On Wednesday the European Central Bank (ECB) announced that it would no longer accept Greek government bonds and government-guaranteed debt as collateral. Although Greece would still be eligible for other, emergency lending from the Central Bank, the immediate effect of the announcement was to raise Greek borrowing costs and squeeze its banks, and to increase financial market instability within Greece.

We should be clear about what this means. The ECB’s move was completely unnecessary, and it was done some weeks before any decision had to be made. It looks very much like a deliberate attempt to undermine the new government. They are trying to force the government to abandon its promises to the Greek electorate, and to follow the IMF program that its predecessors signed on to.
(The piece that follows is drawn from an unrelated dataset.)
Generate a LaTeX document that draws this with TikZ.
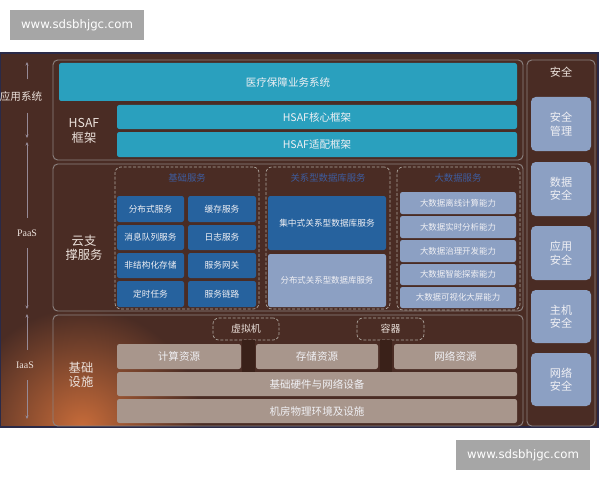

Clarity is important here because the European authorities, or the troika, as they are commonly called, plunged the eurozone into at least two additional years of unnecessary recession that began in 2011 because they were playing a similar game of chicken. The ECB, for its part, deliberately and repeatedly allowed the eurozone to go the brink of financial meltdown during this period. It was not because the financial markets had the power to collapse the euro when they pushed the yield on the 10-year sovereign bonds of Italy and Spain to unsustainable levels in the range of 7 percent. It was because the ECB deliberately allowed these market actors to create an existential crisis for the euro, in order to force concessions from the governments of Spain, Italy, Greece, Portugal, and Ireland.

These concessions were not just about paying off debt but also “structural reforms” that sought to remake the European welfare state in the weaker countries, including shrinking the size of the state; cutting spending on health care, pensions, and unemployment compensation; and changing labor laws that favored workers.